Xiangming Chen
Professor of Sociology at the University of Illinois at Chicago
Abstract
The study of regions has been undergoing an intellectual “renaissance,” resulting in a growing literature on the renewed importance of new and more varied forms of regions and regionalism. This literature has focused on supranational regional schemes such as the EU, NAFTA, and APEC on one hand, and within-country dynamic or declining regions like the Silicon Valley, the industrial districts, or the heavy industrial areas in Europe or the United States on the other. However, insufficient research has been devoted to other geographical scales and political contexts where regions have become the “crucial middle” for integrating global, national, and local economies. This stronger role of regions can also turn them into more contested terrains for the diverse tensions and outcomes of economic integration or lack of it to play out, especially in terms of simultaneous tendencies in competitive and cooperative policies and practices of subnational and local governments, special-purpose authorities, and global and local firms. In this paper, I offer a new framework for conceptualizing and analyzing region as capable of mediating or restructuring global-local economic relations in varied ways. This framework allows region to be scrutinized as a more active and dynamic entity for investment and economic growth, which nevertheless faces a greater dilemma of fostering collective efficiency and welfare through a rational regional division of labor and cooperation while forestalling extreme intraregional or inter-local competition through unbridled location incentives under the condition of accelerated capital mobility and more discriminating global investors.
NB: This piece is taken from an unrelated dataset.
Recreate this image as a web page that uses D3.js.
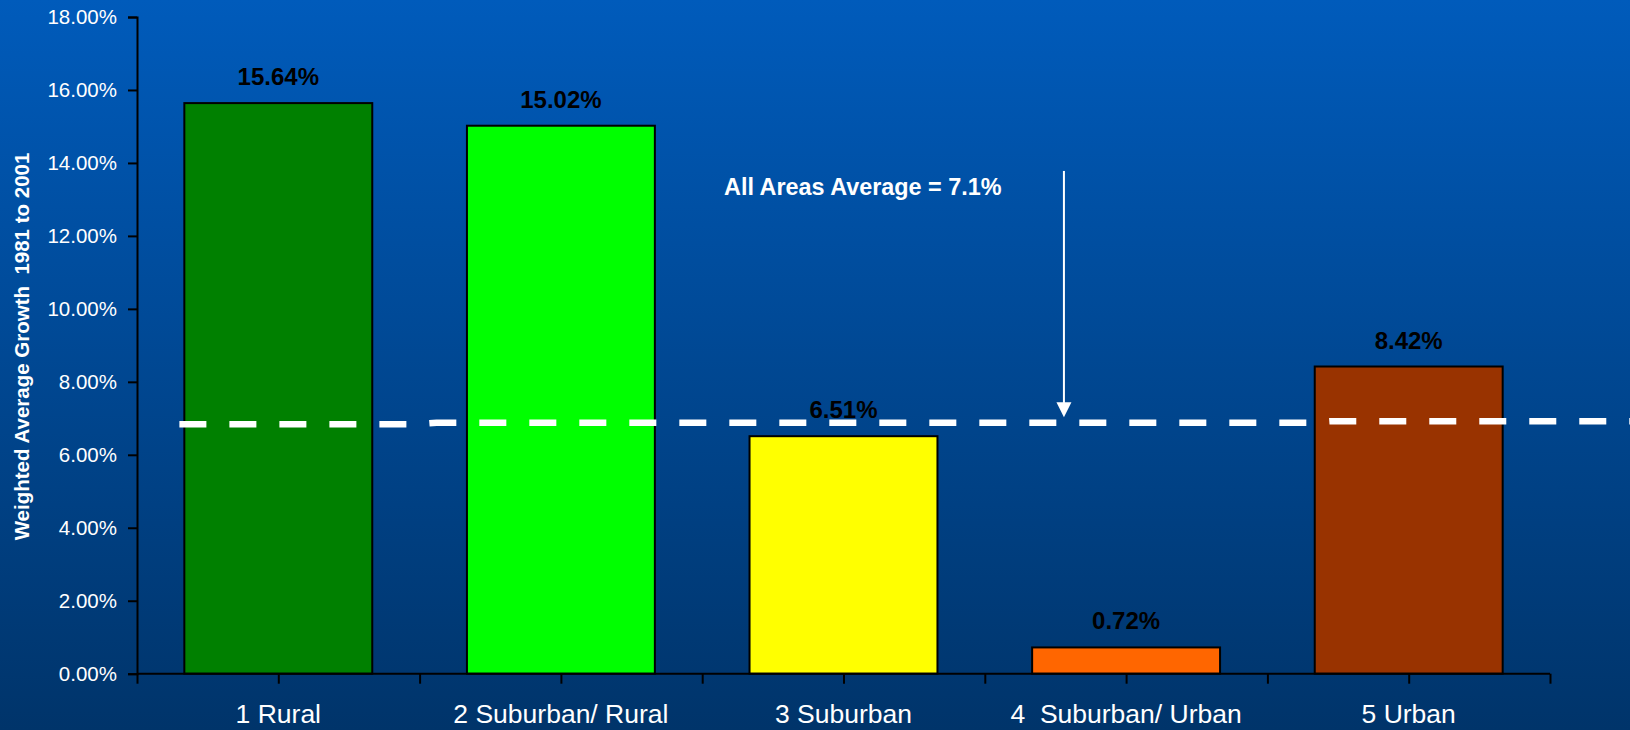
<!DOCTYPE html>
<html>
<head>
<meta charset="utf-8">
<script src="https://cdn.jsdelivr.net/npm/d3@7"></script>
<style>
  html, body { margin: 0; padding: 0; background: #00356b; }
  svg { display: block; }
  text { font-family: "Liberation Sans", Arial, sans-serif; }
</style>
</head>
<body>
<svg id="chart" width="1630" height="730"></svg>
<script>
// ---- data ----
const categories = ["1 Rural", "2 Suburban/ Rural", "3 Suburban", "4  Suburban/ Urban", "5 Urban"];
const values = [15.64, 15.02, 6.51, 0.72, 8.42];
const barColors = ["#008000", "#00ff00", "#ffff00", "#ff6600", "#993300"];
const yTicks = [0, 2, 4, 6, 8, 10, 12, 14, 16, 18];
const yTitle = "Weighted Average Growth  1981 to 2001";
const annotationText = "All Areas Average = 7.1%";
// hand-drawn average line (x in category units, y in %)
const avgLineX = [0.15, 1.0, 1.06, 4.15, 4.22, 5.29];
const avgLineY = [6.84, 6.84, 6.88, 6.88, 6.92, 6.92];
// arrow (x in category units, y from/to in %)
const arrowX = 3.28;
const arrowFrom = 13.78;
const arrowTo = 7.03;

// ---- layout ----
(function () {
const W = 1630, H = 730;
const mLeft = 137, mRight = 1550, mTop = 17, mBottom = 673.7;
const svg = d3.select("#chart");

const defs = svg.append("defs");
const grad = defs.append("linearGradient").attr("id", "bg").attr("x1", 0).attr("y1", 0).attr("x2", 0).attr("y2", 1);
grad.append("stop").attr("offset", "0%").attr("stop-color", "#005bbb");
grad.append("stop").attr("offset", "100%").attr("stop-color", "#00346a");
svg.append("rect").attr("width", W).attr("height", H).attr("fill", "url(#bg)");

const x = d3.scaleBand().domain(categories).range([mLeft, mRight]).paddingInner(0.335).paddingOuter(0.1675);
const xc = d3.scaleLinear().domain([0, categories.length]).range([mLeft, mRight]);
const y = d3.scaleLinear().domain([0, 18]).range([mBottom, mTop]);

// bars
svg.append("g").selectAll("rect").data(values).join("rect")
  .attr("x", (d, i) => x(categories[i]))
  .attr("y", d => y(d))
  .attr("width", x.bandwidth())
  .attr("height", d => y(0) - y(d))
  .attr("fill", (d, i) => barColors[i])
  .attr("stroke", "#000")
  .attr("stroke-width", 2);

// value labels
svg.append("g").selectAll("text").data(values).join("text")
  .attr("x", (d, i) => x(categories[i]) + x.bandwidth() / 2)
  .attr("y", d => y(d) - 18)
  .attr("text-anchor", "middle")
  .attr("font-size", 24)
  .attr("font-weight", "bold")
  .attr("fill", "#000")
  .text(d => d.toFixed(2) + "%");

// y axis
const yAxis = d3.axisLeft(y).tickValues(yTicks).tickSize(9).tickPadding(11)
  .tickFormat(d => d.toFixed(2) + "%");
const gy = svg.append("g").attr("transform", `translate(${mLeft},0)`).call(yAxis);
gy.select(".domain").attr("stroke", "#000").attr("stroke-width", 2);
gy.selectAll(".tick line").attr("stroke", "#000").attr("stroke-width", 2);
gy.selectAll(".tick text").attr("fill", "#fff").attr("font-size", 20.5)
  .attr("font-family", "Liberation Sans, Arial, sans-serif");

// x axis: ticks at category boundaries and centers
const xTickVals = d3.range(0, categories.length + 0.01, 0.5);
const xAxisLine = d3.axisBottom(xc).tickValues(xTickVals).tickSize(10).tickFormat("");
const gx = svg.append("g").attr("transform", `translate(0,${mBottom})`).call(xAxisLine);
gx.select(".domain").attr("stroke", "#000").attr("stroke-width", 2).attr("d", `M${mLeft},0H${mRight}`);
gx.selectAll(".tick line").attr("stroke", "#000").attr("stroke-width", 2);

// x labels
svg.append("g").selectAll("text").data(categories).join("text")
  .attr("x", d => x(d) + x.bandwidth() / 2)
  .attr("y", 723)
  .attr("text-anchor", "middle")
  .attr("font-size", 26.5)
  .attr("fill", "#fff")
  .style("white-space", "pre")
  .text(d => d);

// y title
svg.append("text")
  .attr("transform", `translate(29,${(150 + 543) / 2}) rotate(-90)`)
  .attr("text-anchor", "middle")
  .attr("font-size", 20.5)
  .attr("font-weight", "bold")
  .attr("fill", "#fff")
  .style("white-space", "pre")
  .text(yTitle);

// average dashed line
const line = d3.line().x(d => xc(d[0])).y(d => y(d[1]));
svg.append("path")
  .datum(avgLineX.map((v, i) => [v, avgLineY[i]]))
  .attr("d", line)
  .attr("fill", "none")
  .attr("stroke", "#fff")
  .attr("stroke-width", 6.5)
  .attr("stroke-dasharray", "27,23");

// arrow
const ax = xc(arrowX);
const tipY = y(arrowTo);
svg.append("line")
  .attr("x1", ax).attr("x2", ax)
  .attr("y1", y(arrowFrom)).attr("y2", tipY - 12)
  .attr("stroke", "#fff").attr("stroke-width", 2);
svg.append("path")
  .attr("d", `M${ax - 7.5},${tipY - 15}L${ax + 7.5},${tipY - 15}L${ax},${tipY}Z`)
  .attr("fill", "#fff");

// annotation
svg.append("text")
  .attr("x", 724).attr("y", 195)
  .attr("font-size", 23.4)
  .attr("font-weight", "bold")
  .attr("fill", "#fff")
  .text(annotationText);
})();
</script>
</body>
</html>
Using this framework to guide a comparative analysis of the Pearl River Delta (PRD) and the Yangtze River Delta (YRD) in China— two of the most dynamic manufacturing regions in the world, this paper describes the structural and spatial formations of regionalized global-local value chains and production networks, analyzes the opportunities and constraints for indigenous Chinese firms in these two regions to achieve industrial upgrading, and finally discusses the implications for new forms of regional governance.